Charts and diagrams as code
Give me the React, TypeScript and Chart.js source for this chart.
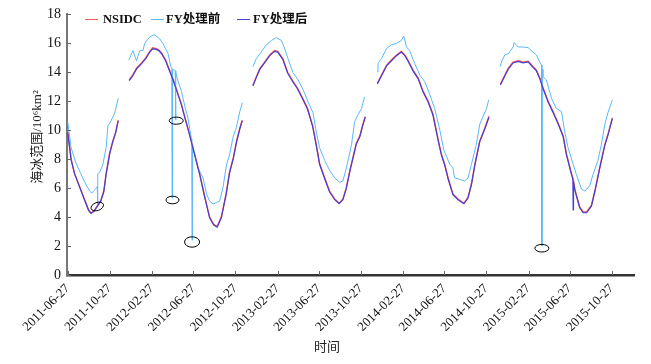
import React, { useEffect, useRef } from "react";
import { Chart, registerables } from "chart.js";
Chart.register(...registerables);

// ---------- data ----------
const START_DATE = "2011-06-27";
const tickDates = [
  "2011-06-27", "2011-10-27", "2012-02-27", "2012-06-27", "2012-10-27",
  "2013-02-27", "2013-06-27", "2013-10-27", "2014-02-27", "2014-06-27",
  "2014-10-27", "2015-02-27", "2015-06-27", "2015-10-27",
];
const yTickValues = [0, 2, 4, 6, 8, 10, 12, 14, 16, 18];

const seriesLabels = ["NSIDC", "FY处理前", "FY处理后"];

// day offsets from START_DATE (null value = data gap)
const darkDays = [
  0, 10, 20, 35, 49, 61, 68, 76, 84, 96, 105, 112, 122, 131, 140, 147,
  163,
  179, 189, 201, 215, 227, 239, 247, 256, 265, 274, 285, 297, 307, 317, 331, 341, 355, 370, 384, 399,
  413, 425, 435, 447, 461, 471, 482, 492, 501, 508,
  523,
  539, 549, 559, 573, 588, 602, 611, 626, 640, 655, 669, 684, 698, 713, 725, 733, 748, 762, 777, 790,
  801, 811, 821, 830, 840, 850, 859, 866,
  883,
  901, 913, 928, 942, 957, 971, 981, 990, 1005, 1020, 1034, 1049, 1063, 1078, 1088, 1097, 1107, 1121,
  1136, 1153, 1165, 1175, 1185, 1199, 1214, 1226,
  1242,
  1259, 1272, 1282, 1296, 1311, 1325, 1340, 1354, 1364, 1374, 1383, 1398, 1412, 1427, 1442, 1451,
  1466, 1470, 1471, 1472, 1476, 1490, 1500, 1510, 1524, 1534, 1548, 1563, 1572, 1585,
];
const nsidcValues = [
  9.9, 8.0, 7.0, 6.1, 5.2, 4.5, 4.28, 4.4, 4.7, 5.1, 5.8, 7.0, 8.4, 9.2, 9.9, 10.7,
  null,
  13.47, 13.8, 14.3, 14.65, 15.0, 15.45, 15.7, 15.65, 15.55, 15.3, 14.85, 14.1, 13.5, 12.8, 11.8, 10.9, 9.7, 8.3, 7.0, 5.4,
  4.0, 3.5, 3.35, 4.0, 5.6, 7.1, 8.1, 9.3, 10.15, 10.7,
  null,
  13.1, 13.7, 14.25, 14.7, 15.2, 15.5, 15.45, 14.95, 14.0, 13.4, 12.9, 12.2, 11.5, 10.3, 8.8, 7.7, 6.7, 5.8, 5.25, 4.95,
  5.25, 6.05, 7.2, 8.1, 9.1, 9.6, 10.4, 10.95,
  null,
  13.24, 13.8, 14.5, 14.85, 15.2, 15.45, 15.2, 14.85, 14.15, 13.6, 12.7, 12.0, 11.1, 9.35, 8.3, 7.65, 6.7, 5.6,
  5.25, 4.95, 5.37, 6.3, 7.65, 9.25, 10.16, 10.96,
  null,
  13.17, 13.8, 14.27, 14.7, 14.8, 14.7, 14.77, 14.4, 14.15, 13.6, 12.95, 12.0, 11.3, 10.5, 9.6, 8.4,
  7.0, 6.7, 6.6, 6.5, 5.9, 4.7, 4.35, 4.35, 4.8, 5.8, 7.4, 9.0, 9.7, 10.85,
];
const fyAfterValues = [
  9.85, 7.95, 7.0, 6.05, 5.2, 4.45, 4.25, 4.4, 4.65, 5.1, 5.75, 7.0, 8.35, 9.2, 9.85, 10.65,
  null,
  13.42, 13.75, 14.25, 14.6, 14.95, 15.4, 15.62, 15.6, 15.5, 15.25, 14.8, 14.05, 13.45, 12.75, 11.75, 10.85, 9.65, 8.25, 6.95, 5.35,
  3.95, 3.45, 3.3, 3.95, 5.55, 7.05, 8.05, 9.25, 10.1, 10.65,
  null,
  13.05, 13.65, 14.2, 14.65, 15.15, 15.45, 15.4, 14.9, 13.95, 13.35, 12.85, 12.15, 11.45, 10.25, 8.75, 7.65, 6.65, 5.75, 5.2, 4.92,
  5.2, 6.0, 7.15, 8.05, 9.05, 9.55, 10.35, 10.9,
  null,
  13.2, 13.75, 14.45, 14.8, 15.15, 15.4, 15.15, 14.8, 14.1, 13.55, 12.65, 11.95, 11.05, 9.3, 8.25, 7.6, 6.65, 5.55,
  5.2, 4.92, 5.32, 6.25, 7.6, 9.2, 10.1, 10.9,
  null,
  13.12, 13.75, 14.22, 14.65, 14.75, 14.65, 14.72, 14.35, 14.1, 13.55, 12.9, 11.95, 11.25, 10.45, 9.55, 8.35,
  6.95, 6.65, 4.5, 6.45, 5.85, 4.65, 4.3, 4.3, 4.75, 5.75, 7.35, 8.95, 9.65, 10.8,
];

const fyBeforeDays = [
  0, 10, 23, 38, 52, 64, 70, 79, 86, 87, 88, 93, 102, 112, 117, 125, 137, 147,
  163,
  178, 190, 200, 210, 219, 224, 239, 248, 253, 263, 268, 277, 282, 292, 300, 303, 304, 305, 312, 313,
  314, 315, 321, 331, 341, 350, 360, 361, 362, 363, 365, 379, 394, 404, 413, 423, 433, 442, 452, 462,
  471, 481, 491, 501, 508,
  523,
  539, 549, 563, 578, 593, 607, 622, 632, 641, 655, 670, 685, 699, 714, 724, 733, 748, 763, 777, 792,
  801, 811, 826, 835, 845, 855, 864,
  883,
  901, 903, 913, 928, 942, 957, 971, 978, 986, 995, 1010, 1025, 1039, 1054, 1068, 1083, 1095, 1112, 1121, 1126,
  1141, 1155, 1165, 1175, 1189, 1199, 1209, 1219, 1225,
  1242,
  1259, 1262, 1272, 1283, 1296, 1299, 1311, 1325, 1340, 1354, 1364, 1374, 1379, 1380, 1381, 1383, 1393, 1408, 1422, 1437,
  1446, 1456, 1471, 1480, 1495, 1505, 1519, 1529, 1543, 1553, 1563, 1572, 1585,
];
const fyBeforeValues = [
  10.6, 8.8, 7.8, 7.0, 6.3, 5.8, 5.65, 5.9, 6.1, 4.9, 7.0, 7.1, 7.6, 8.8, 10.3, 10.6, 11.2, 12.2,
  null,
  14.84, 15.5, 14.8, 15.5, 15.5, 16.0, 16.45, 16.55, 16.6, 16.4, 16.3, 16.0, 15.75, 15.3, 14.4, 14.3, 5.3, 14.2, 14.15, 14.1,
  10.7, 14.0, 13.4, 12.7, 11.64, 10.85, 9.4, 9.2, 2.4, 9.0, 8.8, 7.4, 6.7, 5.6, 5.1, 4.9, 5.0, 5.1, 6.05, 7.6,
  8.3, 9.5, 10.2, 11.3, 11.9,
  null,
  14.4, 14.95, 15.4, 15.9, 16.2, 16.4, 16.2, 15.6, 14.95, 14.0, 13.5, 12.8, 12.0, 11.2, 9.8, 8.8, 7.9, 7.2, 6.7, 6.4,
  6.5, 7.4, 9.0, 10.6, 11.07, 11.5, 12.3,
  null,
  14.04, 14.6, 14.95, 15.64, 15.9, 16.0, 16.2, 16.5, 15.75, 15.5, 14.6, 13.8, 13.36, 12.44, 11.5, 10.0, 8.6, 7.65, 7.4, 6.7,
  6.6, 6.5, 6.7, 7.65, 9.0, 10.4, 10.96, 11.5, 12.1,
  null,
  14.4, 14.7, 15.2, 15.3, 15.75, 16.05, 15.75, 15.75, 15.7, 15.4, 15.2, 14.7, 14.5, 2.0, 14.2, 13.7, 13.47, 12.2, 11.5, 11.3,
  9.93, 8.8, 7.65, 6.96, 5.94, 5.8, 6.16, 6.96, 7.9, 9.0, 10.4, 11.2, 12.1,
];

// marked outliers (black ellipses)
const markDays = [86, 305, 316, 362, 1380];
const markValues = [4.73, 5.18, 10.66, 2.28, 1.85];

// ---------- styles ----------
const SERIF = "'Liberation Serif', 'Times New Roman', 'Noto Sans CJK SC', serif";
const COLORS = ["#ff5a5a", "#5cb8f8", "rgba(62,58,205,0.95)"];
const MARK_STYLE: [number, number, number][] = [
  [6.5, 4, -0.35], [6.5, 3.8, 0], [7, 3.6, 0], [7.5, 5.2, 0], [7, 3.8, 0],
];
const LEGEND_LINE_X = [85, 151, 237];
const LEGEND_TEXT_X = [103, 166, 253];
const LEGEND_Y = 19;

const dayOf = (d: string) => (Date.parse(d) - Date.parse(START_DATE)) / 86400000;
const tickDays = tickDates.map(dayOf);

const decorPlugin = {
  id: "decor",
  afterDatasetsDraw(chart: any) {
    const { ctx, scales, chartArea } = chart;
    const x = scales.x;
    const y = scales.y;
    ctx.save();
    // ellipses
    ctx.strokeStyle = "#000";
    ctx.lineWidth = 1;
    markDays.forEach((d, i) => {
      const [rx, ry, rot] = MARK_STYLE[i];
      ctx.beginPath();
      ctx.ellipse(x.getPixelForValue(d), y.getPixelForValue(markValues[i]), rx, ry, rot, 0, Math.PI * 2);
      ctx.stroke();
    });
    // inward tick marks
    ctx.strokeStyle = "#666";
    ctx.lineWidth = 1;
    tickDays.forEach((d) => {
      const px = Math.round(x.getPixelForValue(d)) + 0.5;
      ctx.beginPath();
      ctx.moveTo(px, chartArea.bottom);
      ctx.lineTo(px, chartArea.bottom - 4);
      ctx.stroke();
    });
    yTickValues.forEach((v) => {
      const py = Math.round(y.getPixelForValue(v)) + 0.5;
      ctx.beginPath();
      ctx.moveTo(chartArea.left, py);
      ctx.lineTo(chartArea.left + 4, py);
      ctx.stroke();
    });
    // legend
    ctx.font = `bold 12.5px ${SERIF}`;
    ctx.textBaseline = "middle";
    ctx.textAlign = "left";
    seriesLabels.forEach((lab, i) => {
      ctx.strokeStyle = COLORS[i];
      ctx.lineWidth = 1;
      ctx.beginPath();
      ctx.moveTo(LEGEND_LINE_X[i], LEGEND_Y + 0.5);
      ctx.lineTo(LEGEND_LINE_X[i] + 13, LEGEND_Y + 0.5);
      ctx.stroke();
      ctx.fillStyle = "#111";
      ctx.fillText(lab, LEGEND_TEXT_X[i], LEGEND_Y + 1);
    });
    // axis titles
    ctx.fillStyle = "#222";
    ctx.font = `13px ${SERIF}`;
    ctx.textAlign = "center";
    ctx.fillText("时间", 327, 348);
    ctx.save();
    ctx.translate(38, 137);
    ctx.rotate(-Math.PI / 2);
    ctx.fillText("海冰范围/10⁶km²", 0, 0);
    ctx.restore();
    ctx.restore();
  },
};

export default function App() {
  const canvasRef = useRef<HTMLCanvasElement | null>(null);

  useEffect(() => {
    if (!canvasRef.current) return;
    const mk = (days: number[], vals: (number | null)[]) => days.map((d, i) => ({ x: d, y: vals[i] }));
    const chart = new Chart(canvasRef.current, {
      type: "line",
      data: {
        datasets: [
          { label: seriesLabels[0], data: mk(darkDays, nsidcValues), borderColor: COLORS[0], borderWidth: 1.4, order: 2 },
          { label: seriesLabels[1], data: mk(fyBeforeDays, fyBeforeValues), borderColor: COLORS[1], borderWidth: 1, order: 1 },
          { label: seriesLabels[2], data: mk(darkDays, fyAfterValues), borderColor: COLORS[2], borderWidth: 1.2, order: 0 },
        ] as any,
      },
      plugins: [decorPlugin],
      options: {
        animation: false,
        responsive: false,
        devicePixelRatio: 1,
        spanGaps: false,
        elements: { point: { radius: 0 }, line: { tension: 0 } },
        layout: { padding: { top: 12, right: 17, left: 0, bottom: 0 } },
        plugins: { legend: { display: false }, tooltip: { enabled: false }, title: { display: false } },
        scales: {
          x: {
            type: "linear",
            min: -2,
            max: 1648,
            afterBuildTicks: (s: any) => {
              s.ticks = tickDays.map((v) => ({ value: v }));
            },
            afterFit: (s: any) => {
              s.height = 89;
            },
            grid: { drawOnChartArea: false, drawTicks: false },
            border: { display: true, color: "#333", width: 2.5 },
            ticks: {
              autoSkip: false,
              minRotation: 45,
              maxRotation: 45,
              padding: 6,
              color: "#111",
              font: { family: SERIF, size: 13 },
              callback: (_v: any, i: number) => tickDates[i],
            },
          },
          y: {
            min: 0,
            max: 18,
            afterFit: (s: any) => {
              s.width = 67;
            },
            afterBuildTicks: (s: any) => {
              s.ticks = yTickValues.map((v) => ({ value: v }));
            },
            grid: { drawOnChartArea: false, drawTicks: false },
            border: { display: true, color: "#777", width: 2 },
            ticks: {
              padding: 6,
              color: "#111",
              font: { family: SERIF, size: 14 },
            },
          },
        },
      } as any,
    });
    return () => chart.destroy();
  }, []);

  return (
    <div style={{ position: "fixed", left: 0, top: 0, width: 651, height: 364, background: "#fff" }}>
      <canvas ref={canvasRef} width={651} height={364} style={{ width: 651, height: 364, display: "block" }} />
    </div>
  );
}
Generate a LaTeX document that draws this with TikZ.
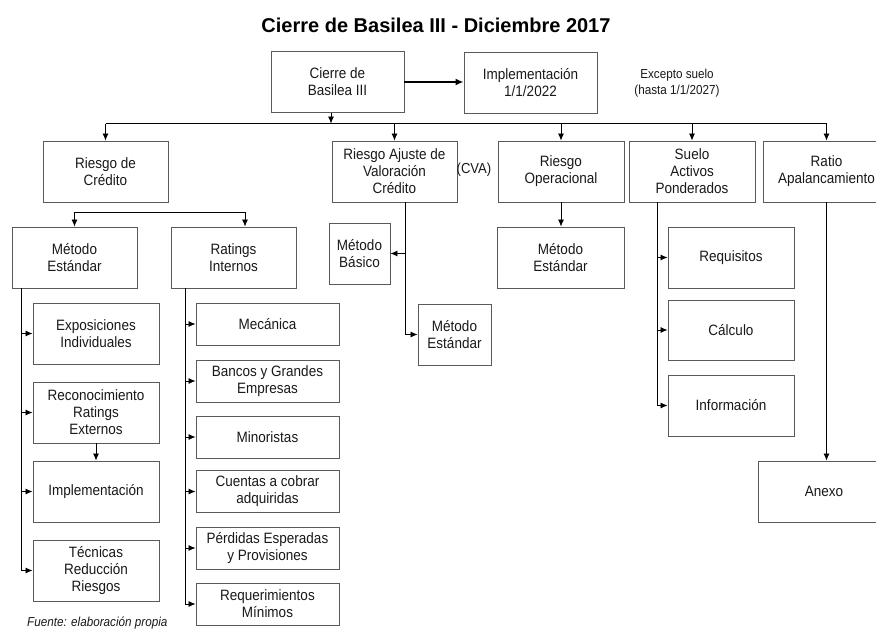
\documentclass[tikz,border=0pt]{standalone}
\usepackage{fontspec}
\setmainfont{Liberation Sans}[FakeStretch=0.9]
\newfontfamily\titlefont{Liberation Sans}
\usetikzlibrary{arrows.meta}

\begin{document}
\begin{tikzpicture}[x=1pt,y=-1pt,
  box/.style={draw=black!65, line width=0.9pt, rectangle, align=center,
    inner sep=0pt, text=black!90, font=\fontsize{15}{17}\selectfont},
  wh/.style 2 args={minimum width=#1pt, minimum height=#2pt},
  tip/.tip={Latex[length=7pt,width=6pt]},
  link/.style={line width=0.8pt, -tip},
  wire/.style={line width=0.8pt},
  note/.style={text=black!90, font=\fontsize{13}{15.5}\selectfont, align=center, inner sep=0pt}]
\useasboundingbox (0,0) rectangle (876,630);
\fill[white] (0,0) rectangle (876,630);

% title
\node[inner sep=0pt, font=\titlefont\bfseries\fontsize{20}{24}\selectfont] (title) at (436,25)
  {Cierre de Basilea III - Diciembre 2017};

% top level
\node[box, wh={133}{61}] (cierre) at (337.5,82) {Cierre de\\Basilea III};
\node[box, wh={133}{61}] (impl) at (530.5,82.5) {Implementación\\1/1/2022};
\node[note] (excepto) at (677,83) {Excepto suelo\\(hasta 1/1/2027)};

% main branches
\node[box, wh={125}{61}] (rc) at (105.5,171.5) {Riesgo de\\Crédito};
\node[box, wh={125}{61}] (cva) at (394.5,171.5) {Riesgo Ajuste de\\Valoración\\Crédito};
\node[note, font=\fontsize{14.5}{16}\selectfont] (cvatag) at (474,170) {(CVA)};
\node[box, wh={126}{61}] (rop) at (561,171.5) {Riesgo\\Operacional};
\node[box, wh={126}{61}] (suelo) at (692,171.5) {Suelo\\Activos\\Ponderados};
\node[box, wh={127}{61}] (ratio) at (826.5,171.5) {Ratio\\Apalancamiento};

% credit risk
\node[box, wh={125}{61}] (me) at (74.5,257.5) {Método\\Estándar};
\node[box, wh={125}{61}] (ri) at (233.5,257.5) {Ratings\\Internos};

\node[box, wh={126}{61}] (exp) at (96,333.5) {Exposiciones\\Individuales};
\node[box, wh={126}{61}] (rec) at (96,412.5) {Reconocimiento\\Ratings\\Externos};
\node[box, wh={126}{61}] (impst) at (96,491.5) {Implementación};
\node[box, wh={126}{61}] (tec) at (96,570.5) {Técnicas\\Reducción\\Riesgos};

\node[box, wh={143}{42}] (mec) at (267.5,324) {Mecánica};
\node[box, wh={143}{42}] (ban) at (267.5,381) {Bancos y Grandes\\Empresas};
\node[box, wh={143}{42}] (min) at (267.5,437) {Minoristas};
\node[box, wh={143}{42}] (cue) at (267.5,491.5) {Cuentas a cobrar\\adquiridas};
\node[box, wh={143}{42}] (per) at (267.5,548) {Pérdidas Esperadas\\y Provisiones};
\node[box, wh={143}{42}] (rqm) at (267.5,604) {Requerimientos\\Mínimos};

% CVA methods
\node[box, wh={61}{61}] (mb) at (359.5,253.5) {Método\\Básico};
\node[box, wh={73}{61}] (mecva) at (454.5,334.5) {Método\\Estándar};

% operational risk
\node[box, wh={127}{61}] (mop) at (560.5,257.5) {Método\\Estándar};

% output floor
\node[box, wh={126}{61}] (rqs) at (731,257.5) {Requisitos};
\node[box, wh={126}{60}] (calc) at (731,330) {Cálculo};
\node[box, wh={126}{61}] (info) at (731,405.5) {Información};

% leverage ratio
\node[box, wh={132}{61}] (anexo) at (824,491.5) {Anexo};

% source
\node[anchor=west, inner sep=0pt, text=black!90, font=\itshape\fontsize{13}{15}\selectfont]
  (fuente) at (27,623) {Fuente: elaboración propia};

% connectors: top level
\draw[line width=2pt, -{Latex[length=8pt,width=7pt]}] (cierre.east) -- (impl.west |- cierre.east);
\coordinate (bus) at (0,123.5);
\draw[link] ([xshift=-6.5pt]cierre.south) -- ([xshift=-6.5pt]cierre.south |- bus);
\draw[wire] (rc.north |- bus) -- (ratio.north |- bus);
\foreach \n in {rc,cva,rop,suelo,ratio}
  \draw[link] (\n.north |- bus) -- (\n.north);

% credit risk approaches
\draw[wire, tip-tip] (me.north) -- ++(0,-14) -| ([xshift=11.5pt]ri.north);

\coordinate (msp) at ([xshift=10pt]me.south west);
\foreach \n in {exp,rec,impst,tec}
  \draw[link] (msp) |- (\n.west);
\draw[link] (rec.south) -- (impst.north);

\coordinate (rsp) at ([xshift=15pt]ri.south west);
\foreach \n in {mec,ban,min,cue,per,rqm}
  \draw[link] (rsp) |- (\n.west);

% CVA approaches
\coordinate (csp) at ([xshift=10.5pt]cva.south);
\draw[link] (csp) |- (mecva.west);
\draw[link] (csp |- mb.east) -- (mb.east);

% operational risk
\draw[link] (rop.south) -- (rop.south |- mop.north);

% output floor parts
\coordinate (ssp) at ([xshift=-35pt]suelo.south);
\foreach \n in {rqs,calc,info}
  \draw[link] (ssp) |- (\n.west);

% leverage ratio annex
\draw[link] (ratio.south) -- (ratio.south |- anexo.north);
\end{tikzpicture}
\end{document}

EXERCISE
Return the material from the line containing "Generate a LaTeX" through the line containing "(excepto) at (677,83)", exactly and in full, but without its pictures.

FULL RESPONSE
Generate a LaTeX document that draws this with TikZ.
\documentclass[tikz,border=0pt]{standalone}
\usepackage{fontspec}
\setmainfont{Liberation Sans}[FakeStretch=0.9]
\newfontfamily\titlefont{Liberation Sans}
\usetikzlibrary{arrows.meta}

\begin{document}
\begin{tikzpicture}[x=1pt,y=-1pt,
  box/.style={draw=black!65, line width=0.9pt, rectangle, align=center,
    inner sep=0pt, text=black!90, font=\fontsize{15}{17}\selectfont},
  wh/.style 2 args={minimum width=#1pt, minimum height=#2pt},
  tip/.tip={Latex[length=7pt,width=6pt]},
  link/.style={line width=0.8pt, -tip},
  wire/.style={line width=0.8pt},
  note/.style={text=black!90, font=\fontsize{13}{15.5}\selectfont, align=center, inner sep=0pt}]
\useasboundingbox (0,0) rectangle (876,630);
\fill[white] (0,0) rectangle (876,630);

% title
\node[inner sep=0pt, font=\titlefont\bfseries\fontsize{20}{24}\selectfont] (title) at (436,25)
  {Cierre de Basilea III - Diciembre 2017};

% top level
\node[box, wh={133}{61}] (cierre) at (337.5,82) {Cierre de\\Basilea III};
\node[box, wh={133}{61}] (impl) at (530.5,82.5) {Implementación\\1/1/2022};
\node[note] (excepto) at (677,83) {Excepto suelo\\(hasta 1/1/2027)};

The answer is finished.